KEIR RADNEDGE REPORTS: Lord Sebastian Coe has insisted that world athletics will resist any pressure from the International Olympic Committee to soften its heart over the ban which will keep Russian track and field athletes out of the Rio Games in August.

The 23-member ruling council of the International Association of Athletics Federations, meeting in Vienna, offered the possibility of admission only to foreign-based Russian athletes who could prove themselves ‘clean.’

Lord Seb Coe . . . next stop an 'Olympic Summit'

But as was observed by Rune Andersen, the Norwegian expert who led an IAAF task force monitoring Russia reluctance to end a culture of doping and cover-up, the option is a “very tiny crack in the door.”

Coe explained after the all-day council meeting that the Russian anti-doping body (RUSADA) remained suspended it was impossible consider that any of the country’s track and field athletes could take part in international competition.

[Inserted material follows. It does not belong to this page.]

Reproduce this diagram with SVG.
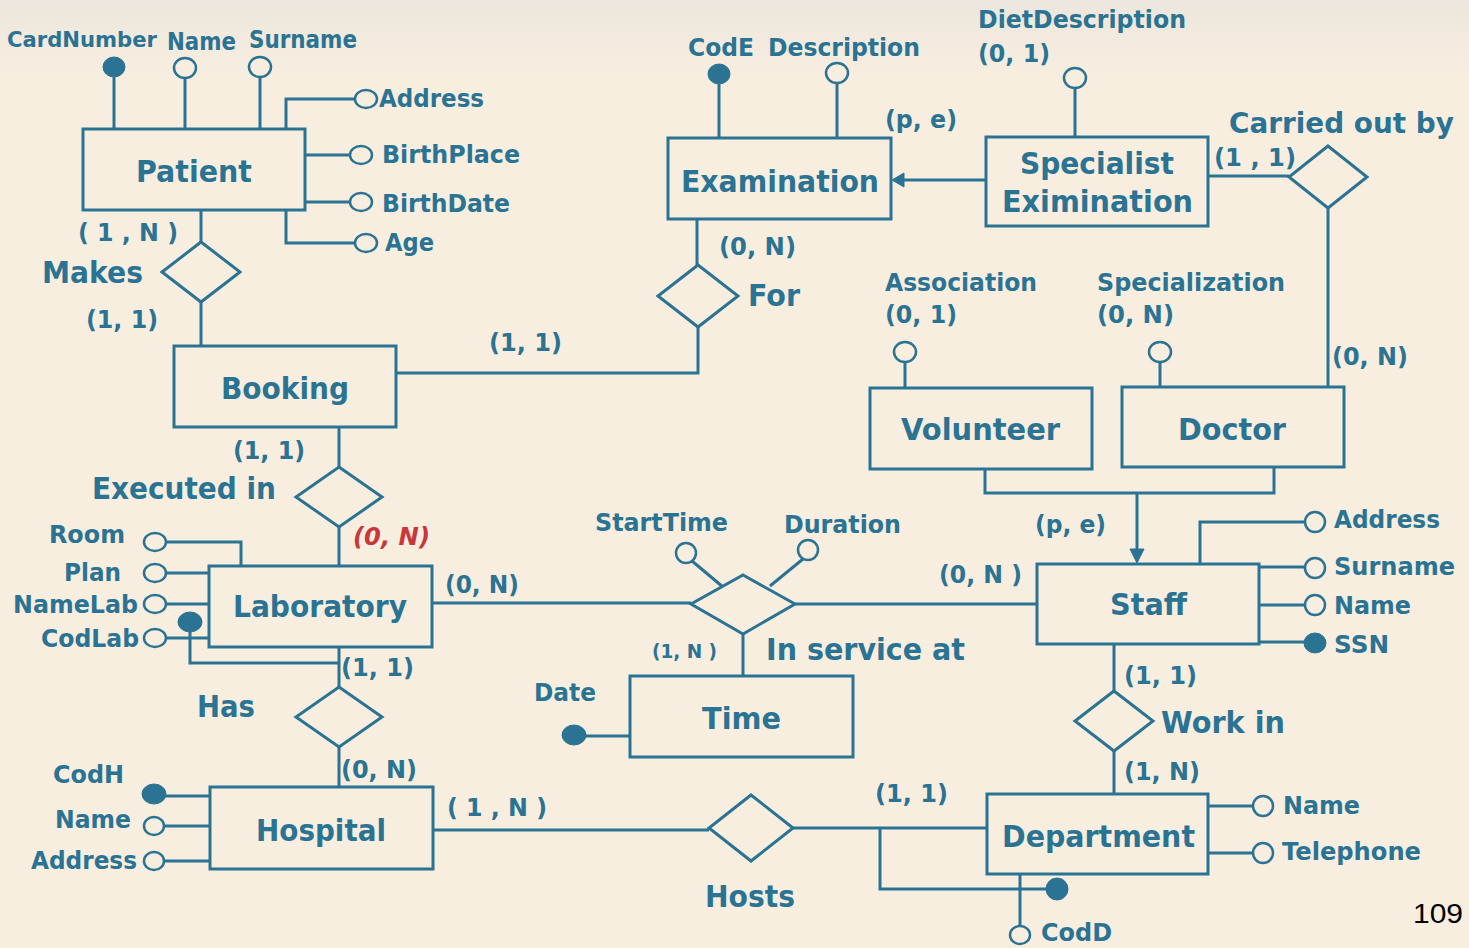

Andersen said: “Although there has been significant progress, several important criteria have not been fully satisfied [including] a deep-seated culture of tolerance of doping that got the Russian athletics federation suspended in the first place.

“The head coach and many athletes appear unwilling to accept the extent of the doping problem in Russian athletics and some still appear ready to ignore the anti-doping rules.”

Compliance target

On top of that it would be between 18 months and two years before RUSADA would be ready to return to full compliance with the World Anti-Doping Code.

Coe, insisting that he would not be shifted from this firm line, said: “The decision sends a very powerful message that this is a non-negotiable proposition.

Over the long haul our responsibility is to protect clean athletes but in a system that has so badly failed athletics in Russia it is extremely difficult to decide that athletes are in a safe enough system for us to consider that they are eligible for international competition.”

Andersen endorsed that concern, saying: “Because the system in Russia has been tainted by doping from top level on down we cannot even trust that what we call clean athletes really are clean.”

Coe said he would attend next week’s ‘Olympic Summit’ organised by the IOC in Lausanne but would not consider any interference in the IAAF decision.

He said: “I will be attending the Olympic summit to represent my sport . . . but the decision the council took was unanimous. The eligibility criteria for any competing athletes is a matter for the IAAF – which the IOC would fully recognise since it is an organisation which represents the interest of individual federations.”